• _WHAT NEEDS TO BE DONE_
List, from the lines below, each one with "this" in it.

++++ TASK INPUT

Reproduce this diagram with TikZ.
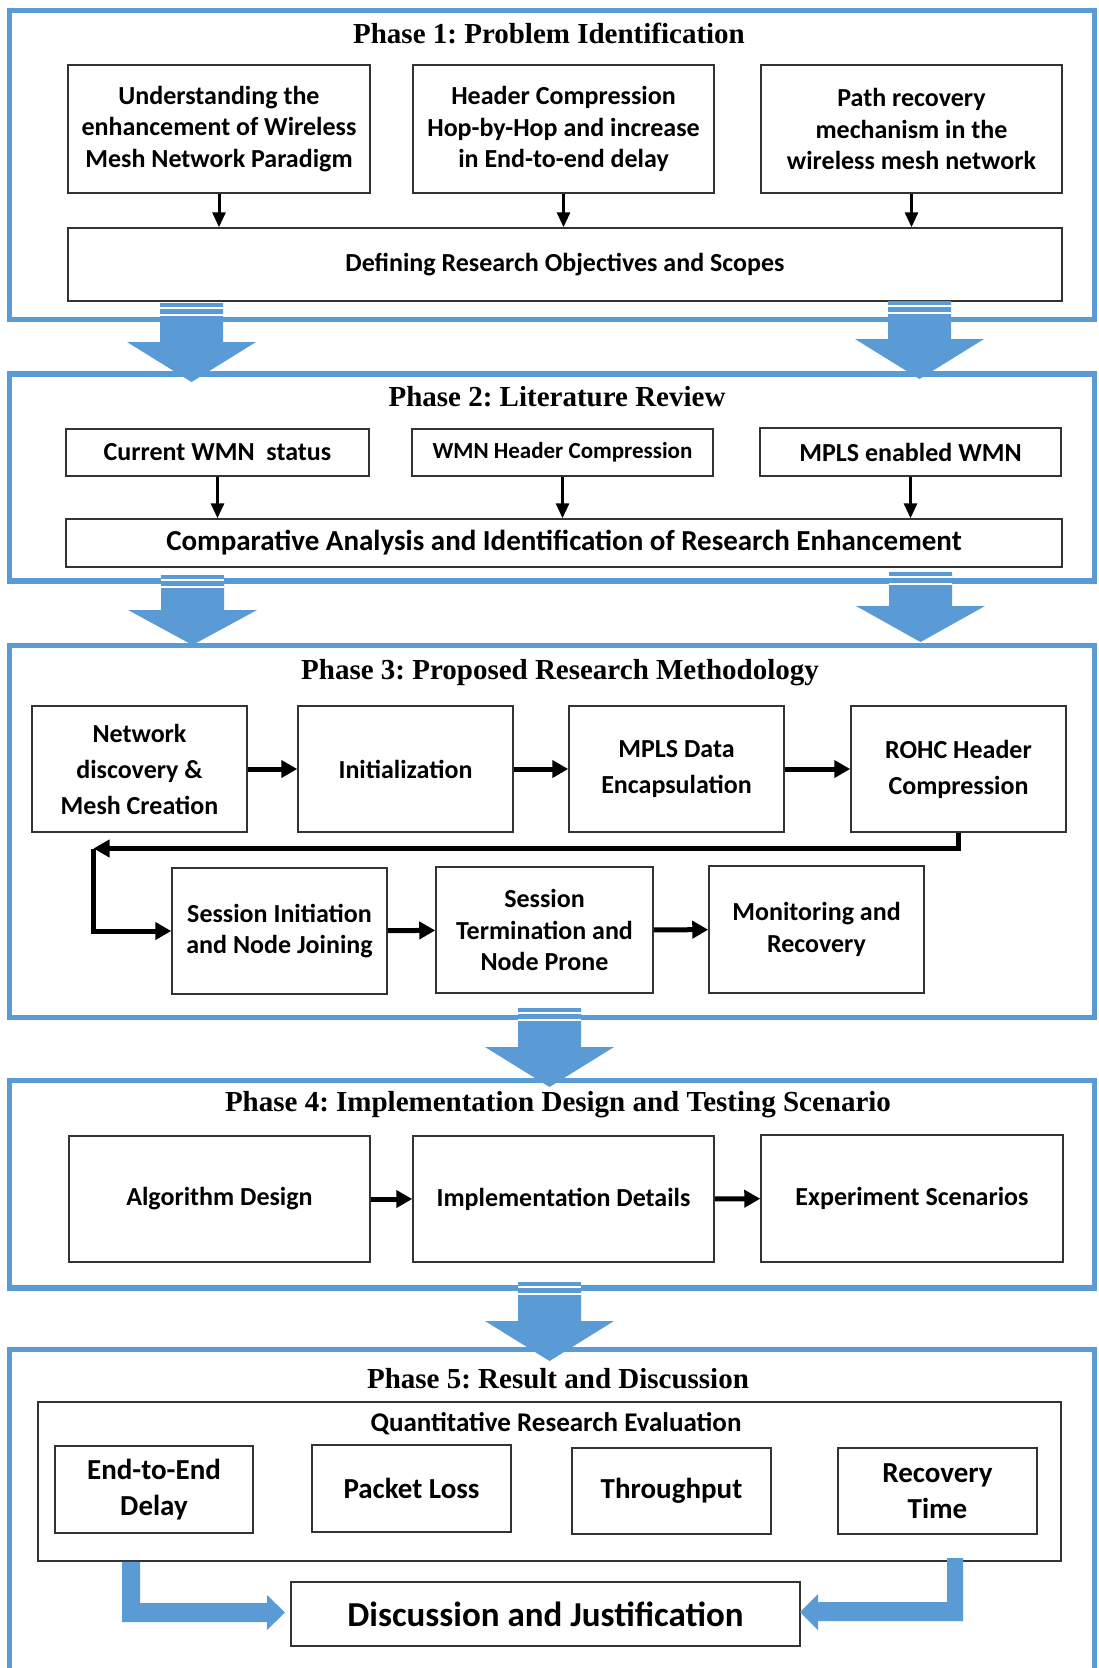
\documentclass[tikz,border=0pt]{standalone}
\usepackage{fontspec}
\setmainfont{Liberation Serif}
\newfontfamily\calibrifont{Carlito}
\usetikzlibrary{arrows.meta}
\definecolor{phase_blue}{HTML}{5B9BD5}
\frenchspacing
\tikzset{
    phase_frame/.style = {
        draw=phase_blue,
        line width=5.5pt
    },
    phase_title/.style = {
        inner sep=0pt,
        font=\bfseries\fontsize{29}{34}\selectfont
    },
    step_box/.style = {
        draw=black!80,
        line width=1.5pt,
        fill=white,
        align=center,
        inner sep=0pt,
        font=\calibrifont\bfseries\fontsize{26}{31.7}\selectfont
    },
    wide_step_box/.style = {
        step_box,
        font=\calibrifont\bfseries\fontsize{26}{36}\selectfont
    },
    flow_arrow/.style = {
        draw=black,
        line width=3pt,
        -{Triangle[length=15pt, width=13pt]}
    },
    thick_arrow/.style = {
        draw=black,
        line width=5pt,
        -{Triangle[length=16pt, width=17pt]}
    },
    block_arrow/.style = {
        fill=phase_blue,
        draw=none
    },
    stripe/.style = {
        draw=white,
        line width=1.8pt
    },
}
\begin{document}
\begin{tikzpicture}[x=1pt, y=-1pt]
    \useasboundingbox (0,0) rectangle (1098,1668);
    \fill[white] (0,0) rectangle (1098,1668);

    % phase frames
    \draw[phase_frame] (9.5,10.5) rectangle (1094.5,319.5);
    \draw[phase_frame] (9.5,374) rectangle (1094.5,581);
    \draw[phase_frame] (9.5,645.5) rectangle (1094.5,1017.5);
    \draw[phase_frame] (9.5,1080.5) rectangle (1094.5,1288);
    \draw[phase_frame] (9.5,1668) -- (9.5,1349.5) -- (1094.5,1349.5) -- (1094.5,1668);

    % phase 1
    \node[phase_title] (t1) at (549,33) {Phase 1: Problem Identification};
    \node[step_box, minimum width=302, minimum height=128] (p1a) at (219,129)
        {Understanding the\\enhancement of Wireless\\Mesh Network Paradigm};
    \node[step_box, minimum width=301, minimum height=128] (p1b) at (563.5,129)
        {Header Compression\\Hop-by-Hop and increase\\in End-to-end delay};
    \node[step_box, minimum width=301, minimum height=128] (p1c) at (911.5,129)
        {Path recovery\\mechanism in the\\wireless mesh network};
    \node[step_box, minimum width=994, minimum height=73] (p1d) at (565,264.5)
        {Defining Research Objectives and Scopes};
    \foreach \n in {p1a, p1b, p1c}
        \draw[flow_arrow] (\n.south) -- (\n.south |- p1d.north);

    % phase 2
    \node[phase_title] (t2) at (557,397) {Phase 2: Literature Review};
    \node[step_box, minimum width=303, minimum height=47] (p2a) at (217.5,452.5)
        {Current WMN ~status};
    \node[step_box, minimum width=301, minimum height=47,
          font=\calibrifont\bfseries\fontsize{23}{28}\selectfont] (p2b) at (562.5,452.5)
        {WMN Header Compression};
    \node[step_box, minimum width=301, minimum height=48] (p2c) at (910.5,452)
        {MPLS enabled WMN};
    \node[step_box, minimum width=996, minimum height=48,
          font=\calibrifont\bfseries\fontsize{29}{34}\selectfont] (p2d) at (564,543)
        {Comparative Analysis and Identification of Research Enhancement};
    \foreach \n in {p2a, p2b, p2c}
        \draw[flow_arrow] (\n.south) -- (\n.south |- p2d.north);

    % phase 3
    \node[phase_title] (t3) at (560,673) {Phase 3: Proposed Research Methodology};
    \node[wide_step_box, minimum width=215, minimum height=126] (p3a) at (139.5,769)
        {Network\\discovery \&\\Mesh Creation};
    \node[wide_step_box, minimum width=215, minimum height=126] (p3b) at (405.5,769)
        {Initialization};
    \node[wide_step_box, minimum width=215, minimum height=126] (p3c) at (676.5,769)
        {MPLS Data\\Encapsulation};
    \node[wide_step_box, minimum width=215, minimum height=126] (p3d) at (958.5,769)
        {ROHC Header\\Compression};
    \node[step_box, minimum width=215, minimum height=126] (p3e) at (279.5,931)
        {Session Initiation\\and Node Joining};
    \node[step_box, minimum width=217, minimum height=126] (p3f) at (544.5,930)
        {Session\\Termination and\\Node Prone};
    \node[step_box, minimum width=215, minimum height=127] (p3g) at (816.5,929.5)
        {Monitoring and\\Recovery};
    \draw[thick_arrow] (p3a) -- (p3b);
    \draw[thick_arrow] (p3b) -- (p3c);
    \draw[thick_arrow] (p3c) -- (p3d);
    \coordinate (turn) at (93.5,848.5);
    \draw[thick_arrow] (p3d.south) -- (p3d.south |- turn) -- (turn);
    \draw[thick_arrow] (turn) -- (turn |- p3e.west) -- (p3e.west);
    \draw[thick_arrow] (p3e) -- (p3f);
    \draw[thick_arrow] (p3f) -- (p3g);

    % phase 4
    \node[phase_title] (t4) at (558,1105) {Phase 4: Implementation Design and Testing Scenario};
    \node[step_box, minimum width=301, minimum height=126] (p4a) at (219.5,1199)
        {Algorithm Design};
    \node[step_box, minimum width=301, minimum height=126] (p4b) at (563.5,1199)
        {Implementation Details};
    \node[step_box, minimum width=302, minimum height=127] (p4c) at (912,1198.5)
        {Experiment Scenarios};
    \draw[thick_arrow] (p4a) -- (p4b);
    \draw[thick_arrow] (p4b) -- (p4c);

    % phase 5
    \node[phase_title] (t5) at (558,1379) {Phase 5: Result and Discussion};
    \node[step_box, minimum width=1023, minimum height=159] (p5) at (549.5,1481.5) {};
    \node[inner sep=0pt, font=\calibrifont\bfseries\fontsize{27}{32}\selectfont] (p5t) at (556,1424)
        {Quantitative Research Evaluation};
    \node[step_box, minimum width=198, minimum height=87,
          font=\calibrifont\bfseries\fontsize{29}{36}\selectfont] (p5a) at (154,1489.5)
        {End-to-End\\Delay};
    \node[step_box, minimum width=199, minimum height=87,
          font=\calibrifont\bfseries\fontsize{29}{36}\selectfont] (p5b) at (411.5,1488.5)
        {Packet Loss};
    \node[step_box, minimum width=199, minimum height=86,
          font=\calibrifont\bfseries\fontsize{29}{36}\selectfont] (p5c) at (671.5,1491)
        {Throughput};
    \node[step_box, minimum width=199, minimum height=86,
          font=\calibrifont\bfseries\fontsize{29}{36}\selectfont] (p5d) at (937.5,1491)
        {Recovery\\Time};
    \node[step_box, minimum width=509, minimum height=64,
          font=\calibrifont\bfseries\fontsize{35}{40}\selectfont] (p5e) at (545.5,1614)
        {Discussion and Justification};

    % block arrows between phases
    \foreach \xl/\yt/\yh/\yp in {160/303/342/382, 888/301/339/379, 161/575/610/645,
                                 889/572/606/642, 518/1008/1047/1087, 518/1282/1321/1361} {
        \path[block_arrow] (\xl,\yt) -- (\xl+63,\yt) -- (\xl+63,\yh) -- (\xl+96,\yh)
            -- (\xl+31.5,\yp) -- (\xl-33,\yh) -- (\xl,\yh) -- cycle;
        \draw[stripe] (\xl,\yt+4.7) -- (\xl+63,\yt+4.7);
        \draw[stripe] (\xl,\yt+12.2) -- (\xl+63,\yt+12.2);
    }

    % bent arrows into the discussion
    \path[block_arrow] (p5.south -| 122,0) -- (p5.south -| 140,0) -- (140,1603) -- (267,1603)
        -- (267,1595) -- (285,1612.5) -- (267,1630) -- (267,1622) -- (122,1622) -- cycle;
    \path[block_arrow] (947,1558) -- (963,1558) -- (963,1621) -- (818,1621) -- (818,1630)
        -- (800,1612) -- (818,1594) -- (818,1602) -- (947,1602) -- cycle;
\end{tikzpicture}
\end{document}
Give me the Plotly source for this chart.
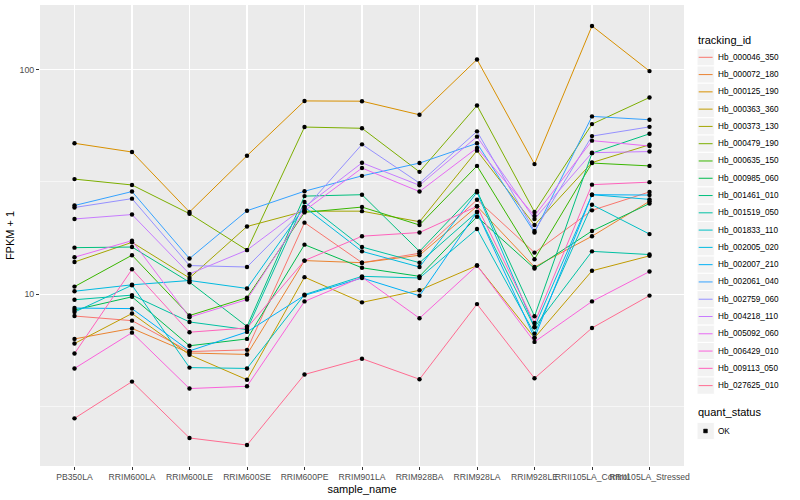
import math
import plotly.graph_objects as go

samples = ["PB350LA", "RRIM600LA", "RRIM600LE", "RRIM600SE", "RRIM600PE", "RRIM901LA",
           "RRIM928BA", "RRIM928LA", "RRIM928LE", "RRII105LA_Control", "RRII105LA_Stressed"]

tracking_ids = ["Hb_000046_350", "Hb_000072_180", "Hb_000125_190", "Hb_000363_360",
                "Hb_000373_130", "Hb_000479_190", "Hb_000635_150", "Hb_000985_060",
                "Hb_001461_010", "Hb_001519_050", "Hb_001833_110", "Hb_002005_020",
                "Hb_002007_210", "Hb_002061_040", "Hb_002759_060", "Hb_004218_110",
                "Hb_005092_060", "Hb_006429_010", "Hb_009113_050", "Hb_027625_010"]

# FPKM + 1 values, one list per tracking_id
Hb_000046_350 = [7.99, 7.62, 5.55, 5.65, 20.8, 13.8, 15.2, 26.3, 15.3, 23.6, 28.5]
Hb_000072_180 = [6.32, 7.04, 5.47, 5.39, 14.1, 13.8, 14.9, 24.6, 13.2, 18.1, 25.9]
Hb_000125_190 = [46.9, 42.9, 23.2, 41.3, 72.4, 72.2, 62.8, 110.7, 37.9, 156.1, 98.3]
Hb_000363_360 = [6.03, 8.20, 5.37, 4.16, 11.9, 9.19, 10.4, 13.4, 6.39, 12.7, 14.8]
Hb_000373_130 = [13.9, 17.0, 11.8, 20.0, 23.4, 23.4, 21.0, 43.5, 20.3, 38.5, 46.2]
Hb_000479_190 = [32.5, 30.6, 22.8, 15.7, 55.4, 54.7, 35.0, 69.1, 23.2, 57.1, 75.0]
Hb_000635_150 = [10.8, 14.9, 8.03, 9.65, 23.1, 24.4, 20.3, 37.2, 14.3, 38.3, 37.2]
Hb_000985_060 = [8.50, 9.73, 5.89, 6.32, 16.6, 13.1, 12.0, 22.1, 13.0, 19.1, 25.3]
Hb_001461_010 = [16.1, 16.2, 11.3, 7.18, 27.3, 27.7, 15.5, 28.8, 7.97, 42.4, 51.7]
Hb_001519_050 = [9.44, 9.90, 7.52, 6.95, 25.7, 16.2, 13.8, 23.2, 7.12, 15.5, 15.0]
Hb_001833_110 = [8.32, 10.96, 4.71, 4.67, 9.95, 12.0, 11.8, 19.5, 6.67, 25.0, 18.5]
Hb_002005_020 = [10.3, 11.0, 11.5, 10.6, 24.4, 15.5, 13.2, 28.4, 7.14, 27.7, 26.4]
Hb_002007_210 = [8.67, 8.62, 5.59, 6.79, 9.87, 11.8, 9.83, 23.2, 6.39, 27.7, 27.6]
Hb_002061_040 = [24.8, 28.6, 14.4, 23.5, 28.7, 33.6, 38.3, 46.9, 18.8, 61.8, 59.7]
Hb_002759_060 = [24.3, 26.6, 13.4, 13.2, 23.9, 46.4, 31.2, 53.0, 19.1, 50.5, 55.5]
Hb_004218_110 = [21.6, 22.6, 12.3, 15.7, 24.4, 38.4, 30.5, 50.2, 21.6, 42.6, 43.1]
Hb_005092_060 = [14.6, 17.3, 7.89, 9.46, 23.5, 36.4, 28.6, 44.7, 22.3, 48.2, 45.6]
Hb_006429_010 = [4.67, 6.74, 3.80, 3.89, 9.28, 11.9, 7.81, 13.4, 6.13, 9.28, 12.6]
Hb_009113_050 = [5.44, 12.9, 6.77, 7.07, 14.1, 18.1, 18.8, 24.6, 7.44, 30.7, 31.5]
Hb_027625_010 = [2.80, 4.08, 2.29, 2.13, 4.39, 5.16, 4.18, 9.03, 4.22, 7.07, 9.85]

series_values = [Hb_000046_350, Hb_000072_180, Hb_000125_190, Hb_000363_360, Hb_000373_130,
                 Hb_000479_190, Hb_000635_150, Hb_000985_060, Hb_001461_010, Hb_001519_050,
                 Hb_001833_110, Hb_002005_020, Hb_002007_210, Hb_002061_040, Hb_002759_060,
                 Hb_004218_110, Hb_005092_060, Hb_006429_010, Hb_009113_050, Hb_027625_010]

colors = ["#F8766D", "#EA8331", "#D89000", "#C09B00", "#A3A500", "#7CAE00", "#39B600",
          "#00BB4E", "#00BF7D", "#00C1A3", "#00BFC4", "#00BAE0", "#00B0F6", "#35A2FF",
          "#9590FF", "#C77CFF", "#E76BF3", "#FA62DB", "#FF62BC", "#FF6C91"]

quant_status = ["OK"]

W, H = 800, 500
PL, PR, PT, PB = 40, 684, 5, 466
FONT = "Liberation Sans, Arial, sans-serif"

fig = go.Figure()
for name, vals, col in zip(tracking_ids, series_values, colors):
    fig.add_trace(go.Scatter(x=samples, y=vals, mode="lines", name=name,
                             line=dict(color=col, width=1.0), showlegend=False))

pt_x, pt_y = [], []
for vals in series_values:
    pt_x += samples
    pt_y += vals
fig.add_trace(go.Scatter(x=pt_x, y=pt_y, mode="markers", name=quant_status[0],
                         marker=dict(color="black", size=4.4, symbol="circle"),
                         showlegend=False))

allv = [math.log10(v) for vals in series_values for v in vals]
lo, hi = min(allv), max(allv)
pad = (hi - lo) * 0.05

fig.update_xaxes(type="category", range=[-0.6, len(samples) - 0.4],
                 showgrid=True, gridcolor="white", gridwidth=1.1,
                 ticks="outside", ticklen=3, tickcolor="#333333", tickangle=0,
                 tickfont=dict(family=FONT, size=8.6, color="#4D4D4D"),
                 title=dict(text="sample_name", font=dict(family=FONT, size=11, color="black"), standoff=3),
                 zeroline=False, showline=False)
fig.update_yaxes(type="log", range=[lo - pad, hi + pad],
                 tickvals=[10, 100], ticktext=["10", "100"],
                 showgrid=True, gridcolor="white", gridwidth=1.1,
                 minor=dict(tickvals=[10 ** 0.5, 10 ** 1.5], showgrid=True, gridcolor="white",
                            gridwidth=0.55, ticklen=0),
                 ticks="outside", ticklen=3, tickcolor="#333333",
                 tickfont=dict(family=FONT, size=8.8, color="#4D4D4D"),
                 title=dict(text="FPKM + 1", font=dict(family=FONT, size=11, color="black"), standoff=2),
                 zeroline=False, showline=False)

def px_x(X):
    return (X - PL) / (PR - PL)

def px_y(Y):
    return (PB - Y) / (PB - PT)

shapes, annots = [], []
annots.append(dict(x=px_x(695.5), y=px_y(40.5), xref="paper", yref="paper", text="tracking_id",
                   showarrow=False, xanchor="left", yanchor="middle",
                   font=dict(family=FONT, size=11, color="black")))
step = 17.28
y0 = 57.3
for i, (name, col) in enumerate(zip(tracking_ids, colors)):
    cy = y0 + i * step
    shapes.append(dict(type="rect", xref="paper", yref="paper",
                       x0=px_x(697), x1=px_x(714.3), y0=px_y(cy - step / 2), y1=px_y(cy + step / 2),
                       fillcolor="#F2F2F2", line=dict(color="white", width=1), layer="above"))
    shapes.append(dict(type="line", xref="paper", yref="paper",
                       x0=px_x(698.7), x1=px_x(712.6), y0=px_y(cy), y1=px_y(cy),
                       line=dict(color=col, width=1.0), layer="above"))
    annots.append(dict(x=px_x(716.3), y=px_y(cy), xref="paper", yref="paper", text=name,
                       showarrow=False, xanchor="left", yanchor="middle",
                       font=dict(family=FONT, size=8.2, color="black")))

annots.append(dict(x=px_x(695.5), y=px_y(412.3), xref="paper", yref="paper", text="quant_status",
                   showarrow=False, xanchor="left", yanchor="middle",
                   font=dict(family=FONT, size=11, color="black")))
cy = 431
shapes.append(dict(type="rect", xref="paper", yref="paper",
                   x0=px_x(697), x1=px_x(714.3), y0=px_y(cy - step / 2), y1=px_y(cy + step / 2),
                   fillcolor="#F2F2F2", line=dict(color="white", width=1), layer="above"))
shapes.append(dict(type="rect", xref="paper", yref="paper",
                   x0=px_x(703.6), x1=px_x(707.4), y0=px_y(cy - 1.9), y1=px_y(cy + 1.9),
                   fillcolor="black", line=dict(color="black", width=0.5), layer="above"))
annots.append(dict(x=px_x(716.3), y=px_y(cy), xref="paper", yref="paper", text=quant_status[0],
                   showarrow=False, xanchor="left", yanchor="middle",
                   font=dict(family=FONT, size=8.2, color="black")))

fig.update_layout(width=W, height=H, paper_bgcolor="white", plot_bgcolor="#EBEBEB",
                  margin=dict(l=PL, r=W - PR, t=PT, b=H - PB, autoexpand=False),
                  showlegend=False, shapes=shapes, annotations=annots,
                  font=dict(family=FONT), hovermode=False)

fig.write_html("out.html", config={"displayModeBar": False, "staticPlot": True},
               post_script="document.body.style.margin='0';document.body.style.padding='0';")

++++++++

• _RESPONSE_
Reproduce this diagram with TikZ.
Give me the Plotly source for this chart.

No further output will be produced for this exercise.